= Input rows =
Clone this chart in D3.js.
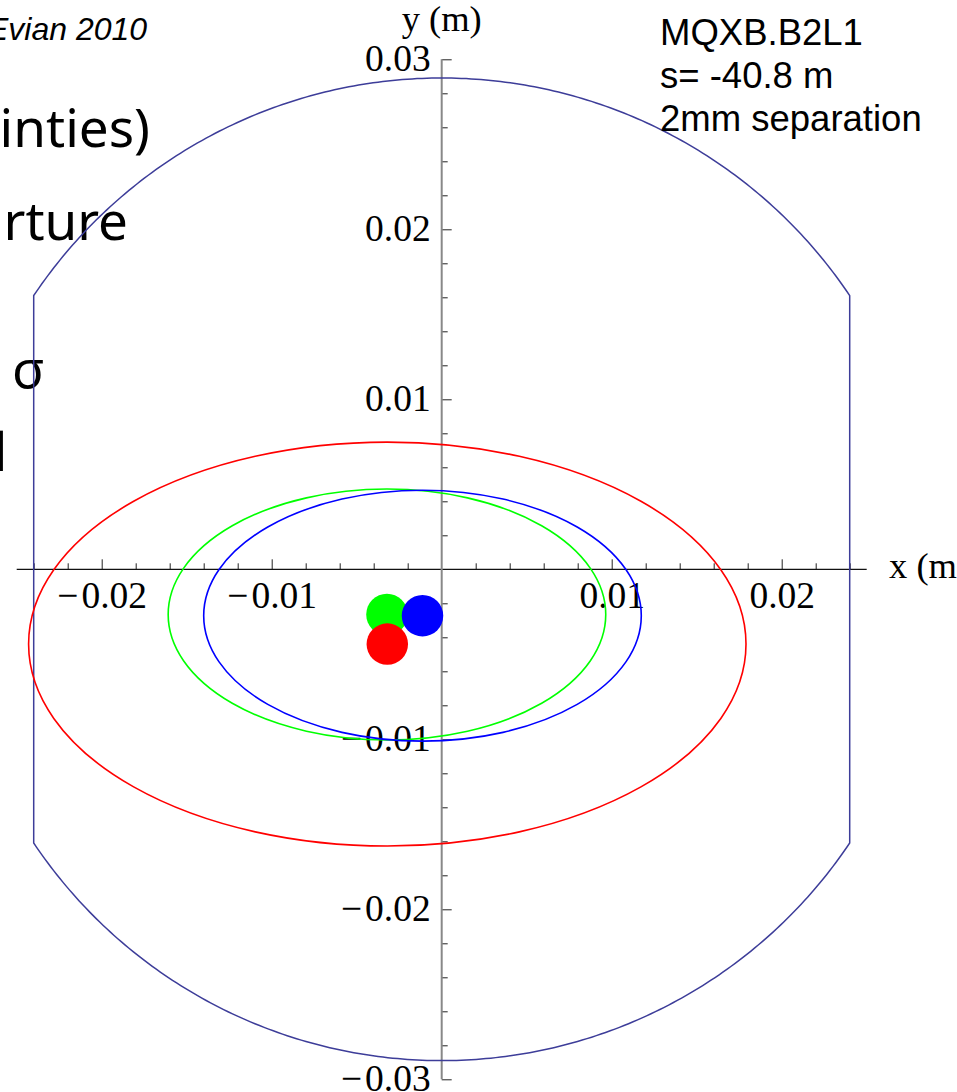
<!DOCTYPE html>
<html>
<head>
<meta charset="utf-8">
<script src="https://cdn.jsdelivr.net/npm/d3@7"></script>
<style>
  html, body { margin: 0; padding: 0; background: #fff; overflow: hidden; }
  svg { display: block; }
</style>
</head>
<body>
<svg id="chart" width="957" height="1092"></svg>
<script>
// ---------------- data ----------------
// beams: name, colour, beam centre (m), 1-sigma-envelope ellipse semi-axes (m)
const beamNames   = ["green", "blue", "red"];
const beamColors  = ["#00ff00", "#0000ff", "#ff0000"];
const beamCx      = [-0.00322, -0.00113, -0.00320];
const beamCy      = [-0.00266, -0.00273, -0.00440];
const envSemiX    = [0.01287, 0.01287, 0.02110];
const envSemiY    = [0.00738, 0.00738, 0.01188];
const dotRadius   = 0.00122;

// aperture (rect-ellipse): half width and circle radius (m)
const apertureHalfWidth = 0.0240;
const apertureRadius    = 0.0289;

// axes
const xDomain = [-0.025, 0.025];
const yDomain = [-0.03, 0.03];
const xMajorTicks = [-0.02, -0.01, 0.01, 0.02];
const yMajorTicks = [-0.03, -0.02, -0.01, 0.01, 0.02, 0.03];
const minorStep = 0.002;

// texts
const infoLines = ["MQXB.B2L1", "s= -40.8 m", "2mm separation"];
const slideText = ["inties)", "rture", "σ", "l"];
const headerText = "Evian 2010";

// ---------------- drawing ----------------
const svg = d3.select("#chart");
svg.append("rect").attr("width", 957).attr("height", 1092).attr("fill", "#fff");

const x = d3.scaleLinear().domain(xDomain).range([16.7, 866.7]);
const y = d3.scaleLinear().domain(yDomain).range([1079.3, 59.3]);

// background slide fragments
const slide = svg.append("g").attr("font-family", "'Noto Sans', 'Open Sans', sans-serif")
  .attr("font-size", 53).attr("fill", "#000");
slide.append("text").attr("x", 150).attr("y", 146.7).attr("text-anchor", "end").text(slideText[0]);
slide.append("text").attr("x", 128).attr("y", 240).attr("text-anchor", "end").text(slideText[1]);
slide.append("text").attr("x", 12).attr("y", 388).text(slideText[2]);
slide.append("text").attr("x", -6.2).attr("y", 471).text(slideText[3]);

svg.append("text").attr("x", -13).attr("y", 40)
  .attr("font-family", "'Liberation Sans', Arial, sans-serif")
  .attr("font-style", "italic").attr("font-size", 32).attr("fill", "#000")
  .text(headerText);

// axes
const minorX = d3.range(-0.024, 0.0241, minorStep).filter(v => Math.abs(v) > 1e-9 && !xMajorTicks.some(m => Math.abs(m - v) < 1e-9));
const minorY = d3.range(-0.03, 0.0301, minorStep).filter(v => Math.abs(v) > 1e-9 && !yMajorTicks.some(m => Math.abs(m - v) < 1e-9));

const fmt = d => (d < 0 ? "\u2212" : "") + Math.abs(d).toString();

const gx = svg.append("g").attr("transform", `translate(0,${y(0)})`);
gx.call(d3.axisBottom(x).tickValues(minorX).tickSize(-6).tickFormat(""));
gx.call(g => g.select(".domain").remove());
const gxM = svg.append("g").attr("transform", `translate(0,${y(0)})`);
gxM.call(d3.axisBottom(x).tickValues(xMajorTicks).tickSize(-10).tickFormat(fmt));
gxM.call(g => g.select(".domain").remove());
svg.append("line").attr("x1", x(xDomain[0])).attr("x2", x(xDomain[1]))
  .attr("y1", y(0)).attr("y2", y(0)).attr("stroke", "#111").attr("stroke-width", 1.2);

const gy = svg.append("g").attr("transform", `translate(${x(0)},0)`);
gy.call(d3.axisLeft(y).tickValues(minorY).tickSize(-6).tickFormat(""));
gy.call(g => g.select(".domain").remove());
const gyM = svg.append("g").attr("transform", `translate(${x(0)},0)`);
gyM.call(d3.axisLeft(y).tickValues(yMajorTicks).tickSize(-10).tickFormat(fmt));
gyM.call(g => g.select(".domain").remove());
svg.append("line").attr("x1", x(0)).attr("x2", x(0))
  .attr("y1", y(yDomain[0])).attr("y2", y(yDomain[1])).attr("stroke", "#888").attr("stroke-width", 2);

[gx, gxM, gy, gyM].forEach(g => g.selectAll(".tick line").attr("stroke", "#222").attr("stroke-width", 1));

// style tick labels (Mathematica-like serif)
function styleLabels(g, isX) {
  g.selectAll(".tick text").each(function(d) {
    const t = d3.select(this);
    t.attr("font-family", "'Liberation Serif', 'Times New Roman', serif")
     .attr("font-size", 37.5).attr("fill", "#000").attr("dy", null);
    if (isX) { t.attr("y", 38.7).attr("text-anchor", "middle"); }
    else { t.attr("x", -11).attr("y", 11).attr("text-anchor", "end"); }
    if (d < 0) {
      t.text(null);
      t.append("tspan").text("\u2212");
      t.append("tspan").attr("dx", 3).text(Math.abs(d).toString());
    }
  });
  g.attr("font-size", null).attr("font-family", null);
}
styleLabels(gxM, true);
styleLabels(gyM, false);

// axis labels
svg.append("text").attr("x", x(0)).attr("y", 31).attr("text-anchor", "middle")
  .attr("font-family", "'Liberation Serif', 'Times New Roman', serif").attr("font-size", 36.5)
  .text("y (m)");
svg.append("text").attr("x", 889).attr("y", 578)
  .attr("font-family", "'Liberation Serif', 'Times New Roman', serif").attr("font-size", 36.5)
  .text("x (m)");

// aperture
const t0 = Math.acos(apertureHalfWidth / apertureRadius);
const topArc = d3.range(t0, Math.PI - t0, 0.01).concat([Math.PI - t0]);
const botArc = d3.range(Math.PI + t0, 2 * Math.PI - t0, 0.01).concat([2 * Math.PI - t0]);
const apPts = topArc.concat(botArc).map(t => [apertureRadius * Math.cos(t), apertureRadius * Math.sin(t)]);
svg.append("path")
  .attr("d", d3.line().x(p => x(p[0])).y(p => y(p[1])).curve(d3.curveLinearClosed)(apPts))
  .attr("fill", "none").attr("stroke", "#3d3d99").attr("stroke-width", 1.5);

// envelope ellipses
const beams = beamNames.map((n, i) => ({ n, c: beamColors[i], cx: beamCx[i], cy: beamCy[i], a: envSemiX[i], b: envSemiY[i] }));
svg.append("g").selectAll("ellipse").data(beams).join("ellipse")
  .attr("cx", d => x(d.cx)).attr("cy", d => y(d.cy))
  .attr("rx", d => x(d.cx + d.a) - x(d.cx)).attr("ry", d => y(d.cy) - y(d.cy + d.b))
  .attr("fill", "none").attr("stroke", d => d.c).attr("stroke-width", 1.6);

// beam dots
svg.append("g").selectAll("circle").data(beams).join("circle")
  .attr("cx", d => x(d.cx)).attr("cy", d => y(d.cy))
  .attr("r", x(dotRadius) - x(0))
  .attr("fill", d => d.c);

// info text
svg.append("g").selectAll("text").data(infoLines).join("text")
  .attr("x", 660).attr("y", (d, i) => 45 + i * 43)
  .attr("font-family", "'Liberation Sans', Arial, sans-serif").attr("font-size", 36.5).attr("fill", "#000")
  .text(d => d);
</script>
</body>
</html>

* * *

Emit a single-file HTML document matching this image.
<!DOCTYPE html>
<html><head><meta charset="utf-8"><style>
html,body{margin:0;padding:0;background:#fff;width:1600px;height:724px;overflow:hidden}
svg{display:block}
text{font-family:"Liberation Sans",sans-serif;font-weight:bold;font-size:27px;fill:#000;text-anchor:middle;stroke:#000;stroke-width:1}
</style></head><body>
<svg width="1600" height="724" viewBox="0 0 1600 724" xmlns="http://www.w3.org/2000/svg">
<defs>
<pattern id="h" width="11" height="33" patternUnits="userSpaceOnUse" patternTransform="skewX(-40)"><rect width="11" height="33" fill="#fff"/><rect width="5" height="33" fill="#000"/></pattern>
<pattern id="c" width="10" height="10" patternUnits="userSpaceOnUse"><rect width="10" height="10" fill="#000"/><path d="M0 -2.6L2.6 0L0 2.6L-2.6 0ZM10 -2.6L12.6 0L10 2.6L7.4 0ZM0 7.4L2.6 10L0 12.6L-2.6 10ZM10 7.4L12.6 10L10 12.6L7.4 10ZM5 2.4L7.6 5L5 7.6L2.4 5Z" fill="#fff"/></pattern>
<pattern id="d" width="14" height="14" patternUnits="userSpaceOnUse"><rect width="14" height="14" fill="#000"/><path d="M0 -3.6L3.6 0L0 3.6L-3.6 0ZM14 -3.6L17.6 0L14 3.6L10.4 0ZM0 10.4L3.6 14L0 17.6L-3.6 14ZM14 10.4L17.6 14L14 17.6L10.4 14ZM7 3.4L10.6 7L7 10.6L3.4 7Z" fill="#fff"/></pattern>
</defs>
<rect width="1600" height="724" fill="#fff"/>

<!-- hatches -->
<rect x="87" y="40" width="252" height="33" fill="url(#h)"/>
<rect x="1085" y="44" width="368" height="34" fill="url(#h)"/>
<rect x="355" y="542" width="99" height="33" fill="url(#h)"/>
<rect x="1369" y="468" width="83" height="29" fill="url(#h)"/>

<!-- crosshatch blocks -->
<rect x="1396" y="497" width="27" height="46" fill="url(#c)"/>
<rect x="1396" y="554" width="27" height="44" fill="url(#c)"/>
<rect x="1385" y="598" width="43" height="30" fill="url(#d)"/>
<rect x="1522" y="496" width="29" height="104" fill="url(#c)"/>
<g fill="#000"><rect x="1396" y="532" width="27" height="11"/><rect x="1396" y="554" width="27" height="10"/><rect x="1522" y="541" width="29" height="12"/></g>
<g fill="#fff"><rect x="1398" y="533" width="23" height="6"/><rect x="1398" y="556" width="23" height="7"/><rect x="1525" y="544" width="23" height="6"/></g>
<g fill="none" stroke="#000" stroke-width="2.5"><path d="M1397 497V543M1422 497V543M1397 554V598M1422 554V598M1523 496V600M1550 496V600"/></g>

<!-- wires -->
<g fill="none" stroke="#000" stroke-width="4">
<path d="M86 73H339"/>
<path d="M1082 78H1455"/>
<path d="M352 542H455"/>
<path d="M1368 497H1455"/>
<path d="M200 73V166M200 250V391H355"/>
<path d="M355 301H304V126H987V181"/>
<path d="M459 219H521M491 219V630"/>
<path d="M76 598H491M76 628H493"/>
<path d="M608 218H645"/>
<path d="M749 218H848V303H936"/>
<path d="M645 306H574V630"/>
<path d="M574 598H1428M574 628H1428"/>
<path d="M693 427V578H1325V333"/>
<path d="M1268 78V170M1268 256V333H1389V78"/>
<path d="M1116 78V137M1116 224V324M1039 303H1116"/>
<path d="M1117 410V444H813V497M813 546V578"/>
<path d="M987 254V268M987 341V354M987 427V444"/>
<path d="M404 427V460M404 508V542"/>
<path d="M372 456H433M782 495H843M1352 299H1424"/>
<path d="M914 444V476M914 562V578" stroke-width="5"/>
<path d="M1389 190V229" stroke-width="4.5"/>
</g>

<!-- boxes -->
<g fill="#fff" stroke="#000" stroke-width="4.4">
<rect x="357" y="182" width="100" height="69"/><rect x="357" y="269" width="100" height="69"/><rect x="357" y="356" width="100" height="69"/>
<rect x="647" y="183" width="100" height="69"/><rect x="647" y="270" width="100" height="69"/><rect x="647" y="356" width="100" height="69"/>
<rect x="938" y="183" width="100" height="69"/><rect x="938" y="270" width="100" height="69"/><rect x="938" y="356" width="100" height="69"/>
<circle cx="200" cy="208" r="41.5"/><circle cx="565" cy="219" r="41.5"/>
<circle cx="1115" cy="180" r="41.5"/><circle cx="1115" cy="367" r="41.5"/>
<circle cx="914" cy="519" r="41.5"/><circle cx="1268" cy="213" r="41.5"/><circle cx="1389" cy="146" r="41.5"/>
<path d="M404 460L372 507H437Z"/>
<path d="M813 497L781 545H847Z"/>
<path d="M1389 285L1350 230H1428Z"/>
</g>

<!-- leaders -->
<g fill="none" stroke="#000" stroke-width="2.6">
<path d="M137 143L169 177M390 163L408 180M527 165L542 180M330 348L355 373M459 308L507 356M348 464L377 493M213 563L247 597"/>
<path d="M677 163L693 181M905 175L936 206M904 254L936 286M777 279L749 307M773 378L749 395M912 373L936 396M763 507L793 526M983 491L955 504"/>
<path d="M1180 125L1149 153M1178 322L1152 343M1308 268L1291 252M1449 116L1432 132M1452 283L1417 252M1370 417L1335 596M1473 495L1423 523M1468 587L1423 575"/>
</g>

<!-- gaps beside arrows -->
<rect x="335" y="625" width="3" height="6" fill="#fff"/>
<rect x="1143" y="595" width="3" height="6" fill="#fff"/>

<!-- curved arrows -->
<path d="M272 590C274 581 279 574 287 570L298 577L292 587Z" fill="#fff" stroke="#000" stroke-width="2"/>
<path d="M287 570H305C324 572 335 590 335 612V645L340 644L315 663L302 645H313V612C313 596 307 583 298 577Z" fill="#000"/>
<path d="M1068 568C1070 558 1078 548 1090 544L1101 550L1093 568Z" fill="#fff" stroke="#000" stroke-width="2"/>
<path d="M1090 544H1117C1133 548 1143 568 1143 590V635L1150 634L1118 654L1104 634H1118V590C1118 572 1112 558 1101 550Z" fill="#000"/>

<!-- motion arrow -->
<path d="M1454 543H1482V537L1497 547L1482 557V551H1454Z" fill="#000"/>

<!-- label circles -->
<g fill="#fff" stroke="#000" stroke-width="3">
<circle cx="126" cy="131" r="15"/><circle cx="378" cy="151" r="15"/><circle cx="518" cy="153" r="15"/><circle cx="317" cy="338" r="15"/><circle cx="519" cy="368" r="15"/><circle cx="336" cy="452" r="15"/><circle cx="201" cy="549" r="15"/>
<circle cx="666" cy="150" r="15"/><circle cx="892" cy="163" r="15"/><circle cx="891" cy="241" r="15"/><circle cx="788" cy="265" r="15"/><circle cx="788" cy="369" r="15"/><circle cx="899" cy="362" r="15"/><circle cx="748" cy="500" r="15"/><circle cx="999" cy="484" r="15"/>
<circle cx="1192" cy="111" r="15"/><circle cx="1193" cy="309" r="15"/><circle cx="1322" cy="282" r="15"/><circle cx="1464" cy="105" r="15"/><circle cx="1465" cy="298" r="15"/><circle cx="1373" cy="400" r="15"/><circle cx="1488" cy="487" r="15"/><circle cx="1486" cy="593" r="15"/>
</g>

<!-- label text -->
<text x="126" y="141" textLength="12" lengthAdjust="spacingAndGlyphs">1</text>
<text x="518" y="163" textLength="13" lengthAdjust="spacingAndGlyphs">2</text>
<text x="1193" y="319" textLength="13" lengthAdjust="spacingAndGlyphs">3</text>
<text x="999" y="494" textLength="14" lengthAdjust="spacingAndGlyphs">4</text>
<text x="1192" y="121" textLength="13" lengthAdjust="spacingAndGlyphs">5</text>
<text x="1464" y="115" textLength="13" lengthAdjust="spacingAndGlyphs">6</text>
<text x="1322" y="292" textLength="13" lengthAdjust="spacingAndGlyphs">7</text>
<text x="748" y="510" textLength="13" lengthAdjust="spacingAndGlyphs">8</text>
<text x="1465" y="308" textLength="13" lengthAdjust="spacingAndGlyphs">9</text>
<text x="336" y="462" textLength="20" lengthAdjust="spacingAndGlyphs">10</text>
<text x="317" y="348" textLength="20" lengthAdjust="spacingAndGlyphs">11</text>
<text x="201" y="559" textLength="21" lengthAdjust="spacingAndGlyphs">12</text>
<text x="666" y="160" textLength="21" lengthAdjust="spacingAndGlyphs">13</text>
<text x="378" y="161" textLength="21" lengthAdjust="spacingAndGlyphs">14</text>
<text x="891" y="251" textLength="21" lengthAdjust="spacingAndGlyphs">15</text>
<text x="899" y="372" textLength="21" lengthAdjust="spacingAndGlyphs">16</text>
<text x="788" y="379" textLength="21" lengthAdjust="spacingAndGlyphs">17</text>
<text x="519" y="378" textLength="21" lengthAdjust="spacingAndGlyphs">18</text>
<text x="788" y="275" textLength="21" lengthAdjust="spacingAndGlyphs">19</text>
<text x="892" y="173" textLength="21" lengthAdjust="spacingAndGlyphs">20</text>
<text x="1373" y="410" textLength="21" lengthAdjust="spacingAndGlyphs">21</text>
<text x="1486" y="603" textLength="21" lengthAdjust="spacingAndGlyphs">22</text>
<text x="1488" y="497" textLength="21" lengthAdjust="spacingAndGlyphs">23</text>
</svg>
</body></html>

--

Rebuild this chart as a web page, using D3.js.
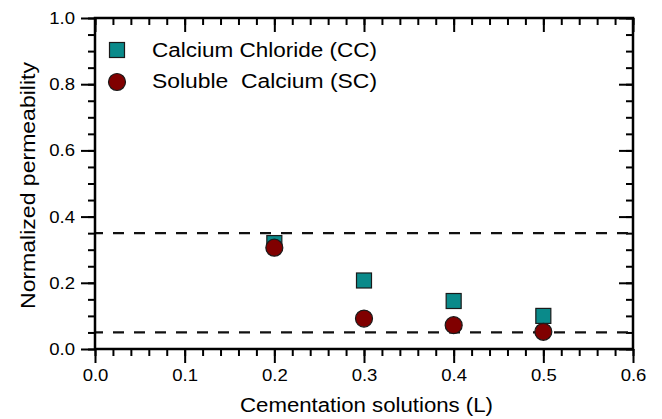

= Exercise objective =
Set down exactly the lines above, from the line containing "Clone this chart in D3.js." through the line containing "y = d3.scaleLinear().domain(yDomain).range([1079.3, 59.3]);". Skip the pictures.

= Output for this exercise =
Clone this chart in D3.js.
<!DOCTYPE html>
<html>
<head>
<meta charset="utf-8">
<script src="https://cdn.jsdelivr.net/npm/d3@7"></script>
<style>
  html, body { margin: 0; padding: 0; background: #fff; overflow: hidden; }
  svg { display: block; }
</style>
</head>
<body>
<svg id="chart" width="957" height="1092"></svg>
<script>
// ---------------- data ----------------
// beams: name, colour, beam centre (m), 1-sigma-envelope ellipse semi-axes (m)
const beamNames   = ["green", "blue", "red"];
const beamColors  = ["#00ff00", "#0000ff", "#ff0000"];
const beamCx      = [-0.00322, -0.00113, -0.00320];
const beamCy      = [-0.00266, -0.00273, -0.00440];
const envSemiX    = [0.01287, 0.01287, 0.02110];
const envSemiY    = [0.00738, 0.00738, 0.01188];
const dotRadius   = 0.00122;

// aperture (rect-ellipse): half width and circle radius (m)
const apertureHalfWidth = 0.0240;
const apertureRadius    = 0.0289;

// axes
const xDomain = [-0.025, 0.025];
const yDomain = [-0.03, 0.03];
const xMajorTicks = [-0.02, -0.01, 0.01, 0.02];
const yMajorTicks = [-0.03, -0.02, -0.01, 0.01, 0.02, 0.03];
const minorStep = 0.002;

// texts
const infoLines = ["MQXB.B2L1", "s= -40.8 m", "2mm separation"];
const slideText = ["inties)", "rture", "σ", "l"];
const headerText = "Evian 2010";

// ---------------- drawing ----------------
const svg = d3.select("#chart");
svg.append("rect").attr("width", 957).attr("height", 1092).attr("fill", "#fff");

const x = d3.scaleLinear().domain(xDomain).range([16.7, 866.7]);
const y = d3.scaleLinear().domain(yDomain).range([1079.3, 59.3]);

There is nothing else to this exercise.